::: GIVEN MATERIAL :::
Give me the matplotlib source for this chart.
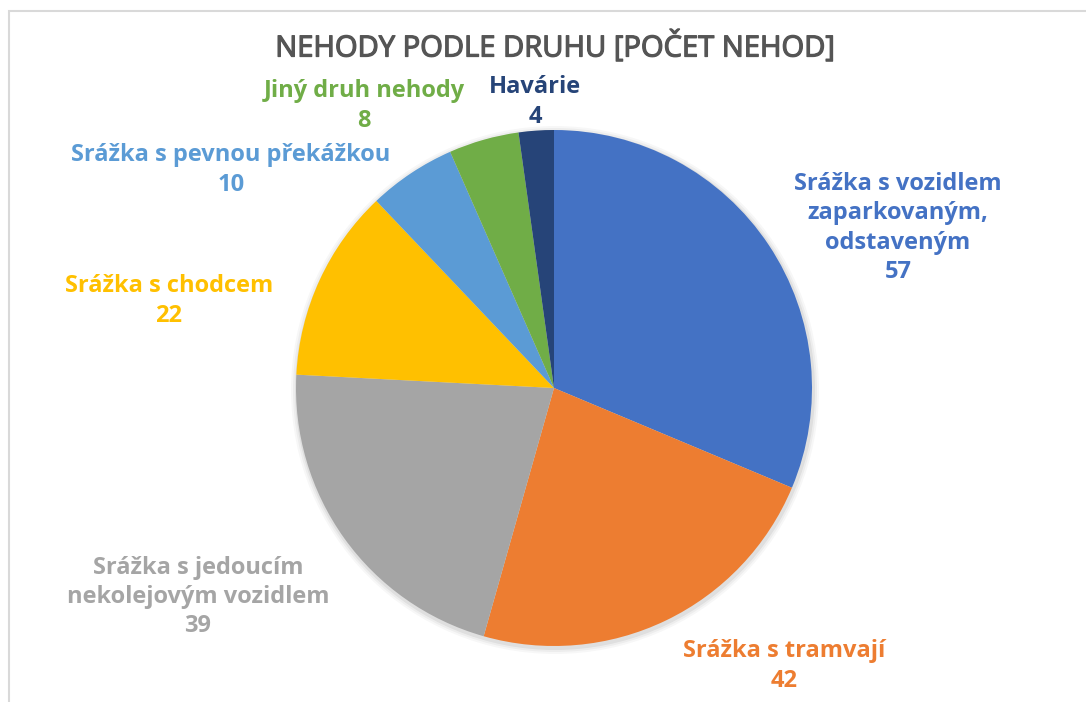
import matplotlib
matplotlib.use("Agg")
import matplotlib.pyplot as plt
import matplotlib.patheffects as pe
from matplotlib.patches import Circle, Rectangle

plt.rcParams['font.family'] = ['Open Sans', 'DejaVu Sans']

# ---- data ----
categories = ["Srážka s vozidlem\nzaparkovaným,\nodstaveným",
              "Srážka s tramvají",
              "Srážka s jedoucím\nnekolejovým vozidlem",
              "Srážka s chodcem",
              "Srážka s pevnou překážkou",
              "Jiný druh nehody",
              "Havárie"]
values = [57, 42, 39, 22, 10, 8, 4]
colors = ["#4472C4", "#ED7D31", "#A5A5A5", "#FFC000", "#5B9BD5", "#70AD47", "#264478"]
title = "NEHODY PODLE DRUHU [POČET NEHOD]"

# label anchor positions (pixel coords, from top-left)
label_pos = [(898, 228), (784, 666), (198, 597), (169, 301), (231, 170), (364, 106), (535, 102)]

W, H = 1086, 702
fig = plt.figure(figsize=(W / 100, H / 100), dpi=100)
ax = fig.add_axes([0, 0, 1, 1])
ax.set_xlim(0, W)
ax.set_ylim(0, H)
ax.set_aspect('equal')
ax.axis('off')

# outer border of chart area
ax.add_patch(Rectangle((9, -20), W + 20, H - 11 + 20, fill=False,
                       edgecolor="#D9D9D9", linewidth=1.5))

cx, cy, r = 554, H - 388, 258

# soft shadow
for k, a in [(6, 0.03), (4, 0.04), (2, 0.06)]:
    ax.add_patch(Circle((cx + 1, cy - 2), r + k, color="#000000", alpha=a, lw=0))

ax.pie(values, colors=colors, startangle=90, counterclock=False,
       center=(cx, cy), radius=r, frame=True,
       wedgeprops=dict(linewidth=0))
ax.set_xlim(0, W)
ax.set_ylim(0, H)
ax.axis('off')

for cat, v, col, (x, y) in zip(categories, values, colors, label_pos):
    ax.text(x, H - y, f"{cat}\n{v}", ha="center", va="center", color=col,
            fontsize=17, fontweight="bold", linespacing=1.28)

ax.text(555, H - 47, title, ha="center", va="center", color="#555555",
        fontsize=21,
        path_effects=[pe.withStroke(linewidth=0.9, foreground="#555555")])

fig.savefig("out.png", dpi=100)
:::
:: GOAL ::
Quote, exactly and only, the lines from the first line of the data above through the line containing "plt.rcParams['font.family'] = ['Open". The pictures do not belong in it.

:: RESULT ::
Give me the matplotlib source for this chart.
import matplotlib
matplotlib.use("Agg")
import matplotlib.pyplot as plt
import matplotlib.patheffects as pe
from matplotlib.patches import Circle, Rectangle

plt.rcParams['font.family'] = ['Open Sans', 'DejaVu Sans']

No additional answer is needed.